# How many atoms are present in 21.59 g of C_6H_12O_6?

Feb 10, 2016

We need to (i) work out the molar quantity of glucose; and (ii) convert this molar quantity into an actual number of the constituent elements.

#### Explanation:

$\text{Moles of glucose}$ $=$ $\frac{21.59 \cdot \cancel{g}}{180.15 \cdot \cancel{g} \cdot m o {l}^{-} 1}$ $=$ $0.120$ $m o l$.

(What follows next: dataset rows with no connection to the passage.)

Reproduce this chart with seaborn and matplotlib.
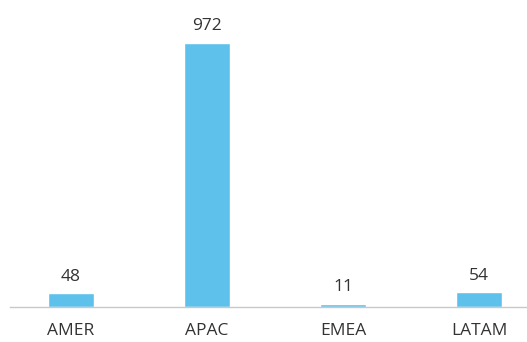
import matplotlib
matplotlib.use("Agg")
import matplotlib.pyplot as plt
import seaborn as sns
import pandas as pd

regions = ["AMER", "APAC", "EMEA", "LATAM"]
values = [48, 972, 11, 54]

df = pd.DataFrame({"region": regions, "value": values})

sns.set_style("white")
plt.rcParams["font.family"] = ["Open Sans", "DejaVu Sans"]

fig = plt.figure(figsize=(5.27, 3.42), dpi=100)
ax = fig.add_axes([10 / 527, 35.5 / 342, 517 / 527, 296 / 342])

sns.barplot(data=df, x="region", y="value", color="#5DC1EC", saturation=1,
            width=0.34, ax=ax)

for i, v in enumerate(values):
    ax.annotate(str(v), (i, v), xytext=(0, 6), textcoords="offset points",
                ha="center", va="bottom", fontsize=12.5, color="#333333")

ax.set_xlim(-61 / 136, -61 / 136 + 517 / 136)
ax.set_ylim(0, 1090)
ax.set_xlabel("")
ax.set_ylabel("")
ax.set_yticks([])
ax.tick_params(axis="x", length=0, pad=12, labelsize=12.5, labelcolor="#333333")
for s in ["top", "right", "left"]:
    ax.spines[s].set_visible(False)
ax.spines["bottom"].set_color("#C8C8C8")
ax.spines["bottom"].set_linewidth(1)

fig.savefig("out.png", dpi=100)
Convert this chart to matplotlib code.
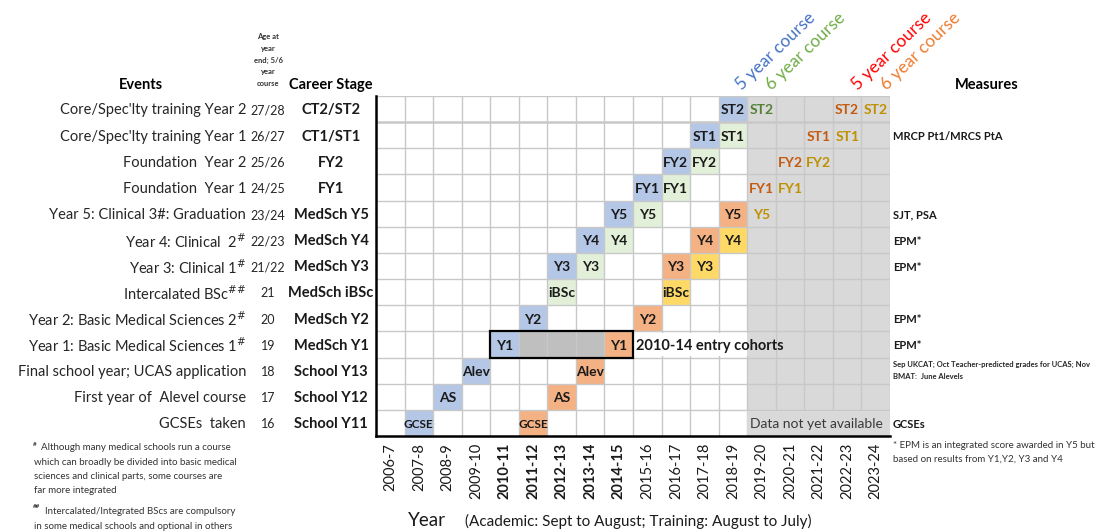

Now in one MOLECULE of glucose there are $6$ $\times$ $C$, and $6$ $\times$ $O$, and $12$ $\times$ $H$ $=$ $24$ $\text{atoms}$ in total.

We have a $0.120$ $m o l$ quantity, i.e. $0.120$ $m o l$ $\times$ ${N}_{A}$, (where ${N}_{A}$ $=$ $\text{Avogadro's Number}$ $=$ $6.022$ $\times$ ${10}^{23}$ $m o {l}^{-} 1$), is the number of MOLECULES.

So $\text{number of atoms}$ $=$ $24 \times 0.120 \cdot m o l \times {10}^{23}$ $m o {l}^{-} 1$ $=$ ??